■ **Recorded information**:
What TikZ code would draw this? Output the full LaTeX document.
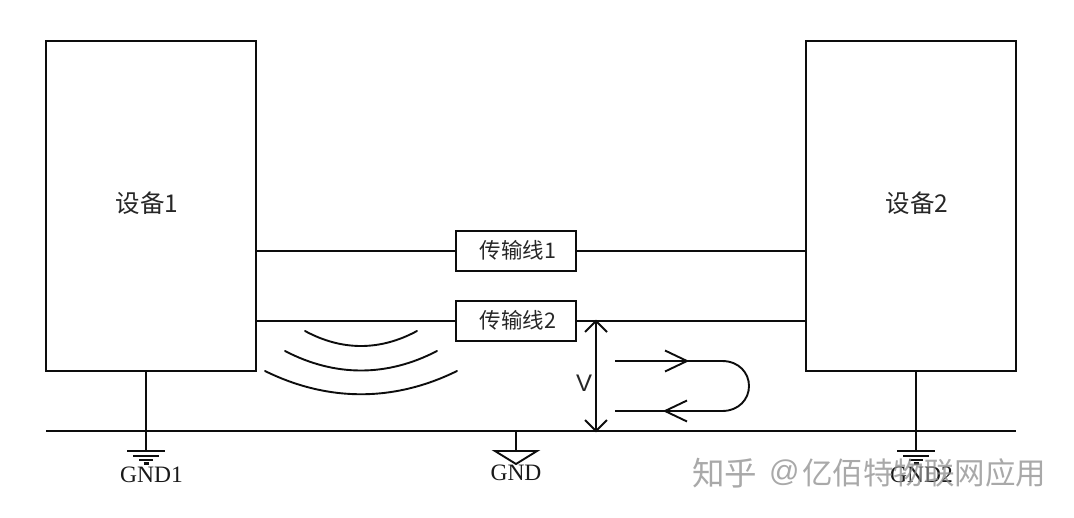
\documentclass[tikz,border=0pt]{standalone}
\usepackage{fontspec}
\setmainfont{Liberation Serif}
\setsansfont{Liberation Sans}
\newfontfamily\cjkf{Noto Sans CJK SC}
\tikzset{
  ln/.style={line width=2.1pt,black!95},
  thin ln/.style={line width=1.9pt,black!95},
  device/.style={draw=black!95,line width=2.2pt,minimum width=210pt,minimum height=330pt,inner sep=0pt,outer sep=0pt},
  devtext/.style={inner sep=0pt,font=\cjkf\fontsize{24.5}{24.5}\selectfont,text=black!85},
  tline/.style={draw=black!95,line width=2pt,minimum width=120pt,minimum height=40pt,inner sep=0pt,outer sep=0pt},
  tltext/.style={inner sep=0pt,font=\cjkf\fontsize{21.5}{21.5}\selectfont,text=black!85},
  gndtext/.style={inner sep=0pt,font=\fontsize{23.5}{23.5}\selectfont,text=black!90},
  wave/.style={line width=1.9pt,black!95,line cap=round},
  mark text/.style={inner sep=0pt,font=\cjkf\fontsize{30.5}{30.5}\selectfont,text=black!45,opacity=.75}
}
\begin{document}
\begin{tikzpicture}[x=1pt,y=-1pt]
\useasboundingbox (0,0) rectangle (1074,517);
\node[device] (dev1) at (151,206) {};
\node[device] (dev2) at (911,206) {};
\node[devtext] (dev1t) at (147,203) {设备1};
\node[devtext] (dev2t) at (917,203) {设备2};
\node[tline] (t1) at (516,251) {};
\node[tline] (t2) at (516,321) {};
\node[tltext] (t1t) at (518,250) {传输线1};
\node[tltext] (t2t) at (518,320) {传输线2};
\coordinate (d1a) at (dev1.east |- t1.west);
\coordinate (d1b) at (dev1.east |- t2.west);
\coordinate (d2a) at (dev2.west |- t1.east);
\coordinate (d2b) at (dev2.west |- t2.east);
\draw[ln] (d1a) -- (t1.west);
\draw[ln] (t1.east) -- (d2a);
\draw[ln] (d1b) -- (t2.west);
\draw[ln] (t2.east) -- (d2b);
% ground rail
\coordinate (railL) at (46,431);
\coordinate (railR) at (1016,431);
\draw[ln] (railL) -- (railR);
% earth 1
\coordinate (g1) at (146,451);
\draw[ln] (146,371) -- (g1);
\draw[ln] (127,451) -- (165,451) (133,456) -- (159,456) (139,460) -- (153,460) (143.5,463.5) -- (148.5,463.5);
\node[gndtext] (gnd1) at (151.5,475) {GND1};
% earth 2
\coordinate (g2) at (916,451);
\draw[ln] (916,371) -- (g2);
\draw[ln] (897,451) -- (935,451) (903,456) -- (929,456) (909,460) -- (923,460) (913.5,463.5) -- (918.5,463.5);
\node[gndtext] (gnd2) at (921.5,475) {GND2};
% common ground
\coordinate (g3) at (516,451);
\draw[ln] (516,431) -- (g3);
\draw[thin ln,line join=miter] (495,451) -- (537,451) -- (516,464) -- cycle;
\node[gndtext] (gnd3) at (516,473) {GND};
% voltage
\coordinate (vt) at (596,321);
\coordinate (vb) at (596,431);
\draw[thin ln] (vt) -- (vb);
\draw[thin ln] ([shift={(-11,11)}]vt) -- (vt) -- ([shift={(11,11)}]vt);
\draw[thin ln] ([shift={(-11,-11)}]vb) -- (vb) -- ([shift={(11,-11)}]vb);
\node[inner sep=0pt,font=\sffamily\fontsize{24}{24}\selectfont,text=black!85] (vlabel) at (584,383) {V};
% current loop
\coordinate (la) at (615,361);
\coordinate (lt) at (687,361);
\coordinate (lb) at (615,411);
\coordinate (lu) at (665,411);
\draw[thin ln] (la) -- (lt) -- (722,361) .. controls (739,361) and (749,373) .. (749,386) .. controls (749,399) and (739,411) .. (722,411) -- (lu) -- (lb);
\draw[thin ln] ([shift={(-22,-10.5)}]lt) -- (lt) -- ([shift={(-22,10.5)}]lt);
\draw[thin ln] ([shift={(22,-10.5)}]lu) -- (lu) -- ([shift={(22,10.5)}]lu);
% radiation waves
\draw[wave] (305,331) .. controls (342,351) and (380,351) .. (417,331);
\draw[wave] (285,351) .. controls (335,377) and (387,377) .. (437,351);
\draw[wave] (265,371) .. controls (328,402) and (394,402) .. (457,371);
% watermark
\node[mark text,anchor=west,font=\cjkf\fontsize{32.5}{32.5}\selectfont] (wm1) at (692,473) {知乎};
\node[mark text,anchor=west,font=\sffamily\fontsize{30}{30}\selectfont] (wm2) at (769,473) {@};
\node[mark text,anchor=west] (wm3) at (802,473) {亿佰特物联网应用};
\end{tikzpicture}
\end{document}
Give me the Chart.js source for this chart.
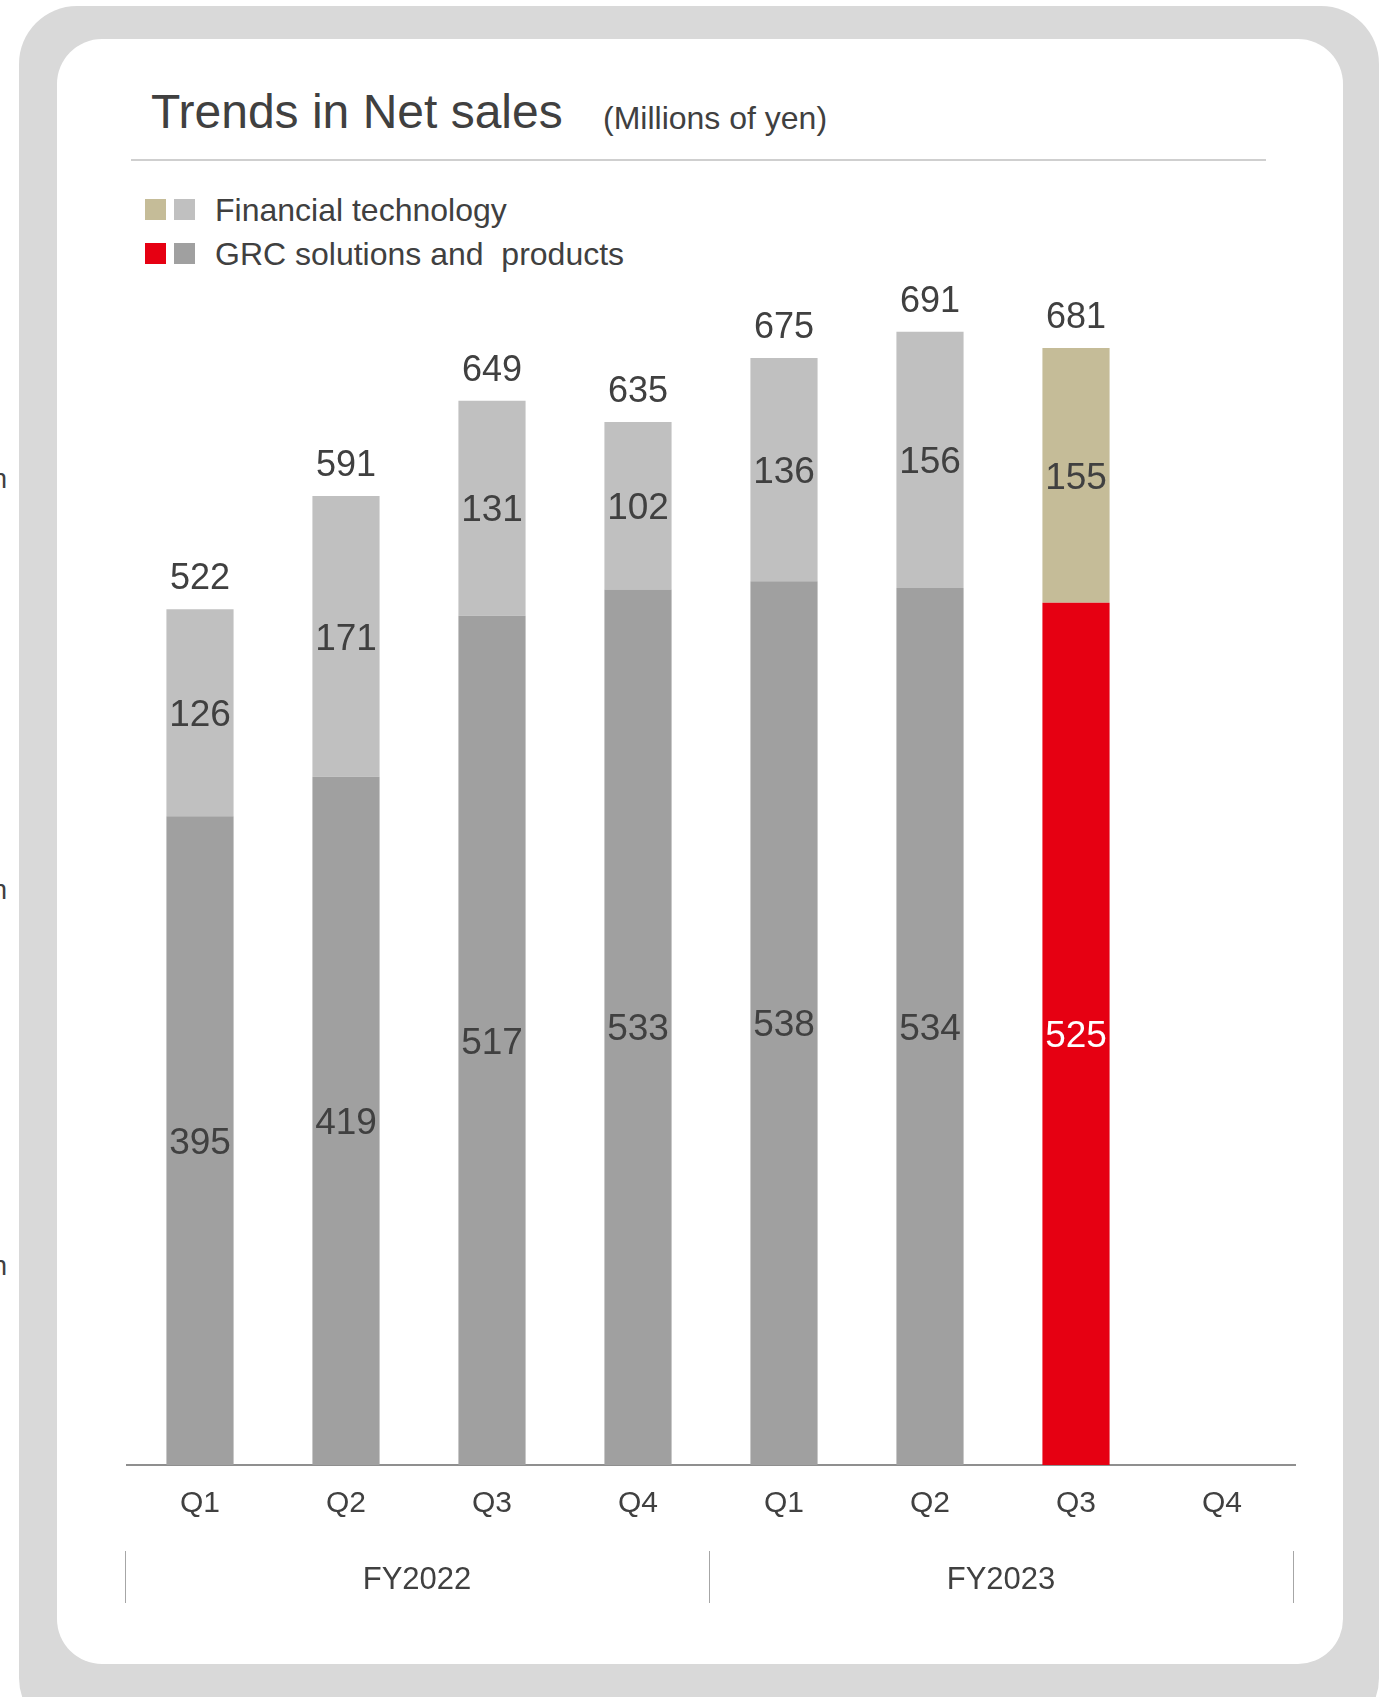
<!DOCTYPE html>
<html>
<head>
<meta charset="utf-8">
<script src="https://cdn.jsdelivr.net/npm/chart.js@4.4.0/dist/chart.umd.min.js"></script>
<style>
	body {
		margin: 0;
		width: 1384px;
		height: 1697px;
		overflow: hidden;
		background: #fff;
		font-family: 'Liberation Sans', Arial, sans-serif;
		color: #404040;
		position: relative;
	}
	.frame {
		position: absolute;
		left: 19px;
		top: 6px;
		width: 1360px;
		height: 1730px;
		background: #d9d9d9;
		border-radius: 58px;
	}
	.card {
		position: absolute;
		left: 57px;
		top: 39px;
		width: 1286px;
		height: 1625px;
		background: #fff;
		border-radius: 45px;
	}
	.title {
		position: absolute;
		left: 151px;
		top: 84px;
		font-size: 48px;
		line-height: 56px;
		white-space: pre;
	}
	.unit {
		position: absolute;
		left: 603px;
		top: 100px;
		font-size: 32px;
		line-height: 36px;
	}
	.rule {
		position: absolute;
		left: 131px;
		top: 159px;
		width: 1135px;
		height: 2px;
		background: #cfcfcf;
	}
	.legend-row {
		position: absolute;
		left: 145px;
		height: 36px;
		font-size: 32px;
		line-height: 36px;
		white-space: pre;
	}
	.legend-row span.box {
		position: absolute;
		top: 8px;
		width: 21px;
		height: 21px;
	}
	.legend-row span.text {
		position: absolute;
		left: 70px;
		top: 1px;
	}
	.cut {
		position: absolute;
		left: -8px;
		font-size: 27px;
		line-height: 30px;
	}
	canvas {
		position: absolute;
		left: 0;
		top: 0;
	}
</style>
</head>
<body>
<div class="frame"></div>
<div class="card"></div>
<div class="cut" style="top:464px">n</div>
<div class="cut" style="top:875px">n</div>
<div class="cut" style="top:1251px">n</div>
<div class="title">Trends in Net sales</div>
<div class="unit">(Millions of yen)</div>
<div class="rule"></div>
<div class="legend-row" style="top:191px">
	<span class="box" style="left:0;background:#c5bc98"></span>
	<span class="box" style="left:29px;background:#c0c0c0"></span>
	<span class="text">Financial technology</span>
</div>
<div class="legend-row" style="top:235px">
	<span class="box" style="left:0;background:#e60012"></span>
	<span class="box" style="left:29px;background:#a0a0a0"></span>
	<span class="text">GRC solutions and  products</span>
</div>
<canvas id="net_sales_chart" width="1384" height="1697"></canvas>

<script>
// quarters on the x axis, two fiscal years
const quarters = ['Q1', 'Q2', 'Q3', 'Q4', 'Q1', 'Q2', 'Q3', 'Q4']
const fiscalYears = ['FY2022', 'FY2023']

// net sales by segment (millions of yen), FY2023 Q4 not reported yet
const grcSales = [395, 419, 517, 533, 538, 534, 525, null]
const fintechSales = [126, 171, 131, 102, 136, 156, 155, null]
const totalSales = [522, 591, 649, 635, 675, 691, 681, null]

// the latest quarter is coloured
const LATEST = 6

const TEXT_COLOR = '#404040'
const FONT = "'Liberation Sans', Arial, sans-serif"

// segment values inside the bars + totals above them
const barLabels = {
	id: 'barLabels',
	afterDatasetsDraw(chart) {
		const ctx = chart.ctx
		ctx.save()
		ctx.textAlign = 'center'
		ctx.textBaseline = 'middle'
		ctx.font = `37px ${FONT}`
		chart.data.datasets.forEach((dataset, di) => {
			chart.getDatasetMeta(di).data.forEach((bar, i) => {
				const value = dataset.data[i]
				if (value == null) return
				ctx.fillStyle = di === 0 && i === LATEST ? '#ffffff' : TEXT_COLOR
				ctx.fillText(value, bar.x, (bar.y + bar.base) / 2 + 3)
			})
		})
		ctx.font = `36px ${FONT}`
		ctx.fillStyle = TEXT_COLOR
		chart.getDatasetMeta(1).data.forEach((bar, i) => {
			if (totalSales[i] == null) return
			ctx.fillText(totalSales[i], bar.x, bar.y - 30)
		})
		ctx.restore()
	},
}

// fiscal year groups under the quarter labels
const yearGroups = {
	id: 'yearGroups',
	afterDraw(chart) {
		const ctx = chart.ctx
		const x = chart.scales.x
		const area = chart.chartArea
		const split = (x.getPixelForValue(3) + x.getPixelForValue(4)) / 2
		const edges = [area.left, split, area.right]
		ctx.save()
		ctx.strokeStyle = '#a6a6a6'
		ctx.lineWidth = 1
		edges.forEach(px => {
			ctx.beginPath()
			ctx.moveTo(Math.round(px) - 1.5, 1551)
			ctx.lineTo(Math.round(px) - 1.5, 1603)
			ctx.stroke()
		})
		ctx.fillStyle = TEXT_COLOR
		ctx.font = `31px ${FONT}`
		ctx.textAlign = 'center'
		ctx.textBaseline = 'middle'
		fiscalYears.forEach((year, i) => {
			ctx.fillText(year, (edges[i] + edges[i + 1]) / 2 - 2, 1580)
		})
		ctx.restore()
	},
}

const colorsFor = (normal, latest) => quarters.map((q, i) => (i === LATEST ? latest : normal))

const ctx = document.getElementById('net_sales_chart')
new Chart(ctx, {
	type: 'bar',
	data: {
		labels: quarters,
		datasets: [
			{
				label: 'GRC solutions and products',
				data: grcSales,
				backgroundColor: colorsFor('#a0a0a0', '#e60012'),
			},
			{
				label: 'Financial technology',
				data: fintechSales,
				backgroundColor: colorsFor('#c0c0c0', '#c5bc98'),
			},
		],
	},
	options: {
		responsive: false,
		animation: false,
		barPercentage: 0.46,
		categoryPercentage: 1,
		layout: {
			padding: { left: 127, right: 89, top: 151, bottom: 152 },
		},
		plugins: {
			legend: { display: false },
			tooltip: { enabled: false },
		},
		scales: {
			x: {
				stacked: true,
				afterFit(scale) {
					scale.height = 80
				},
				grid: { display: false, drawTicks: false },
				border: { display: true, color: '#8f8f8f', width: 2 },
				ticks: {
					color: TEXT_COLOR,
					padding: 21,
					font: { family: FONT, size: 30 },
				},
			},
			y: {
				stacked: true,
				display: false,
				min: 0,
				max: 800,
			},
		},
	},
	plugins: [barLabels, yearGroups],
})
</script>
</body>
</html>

■ **Problem statement**: Check each line above for the string "this", then copy the ones that have it.

■ **Completed exercise**:
What TikZ code would draw this? Output the full LaTeX document.
Give me the Chart.js source for this chart.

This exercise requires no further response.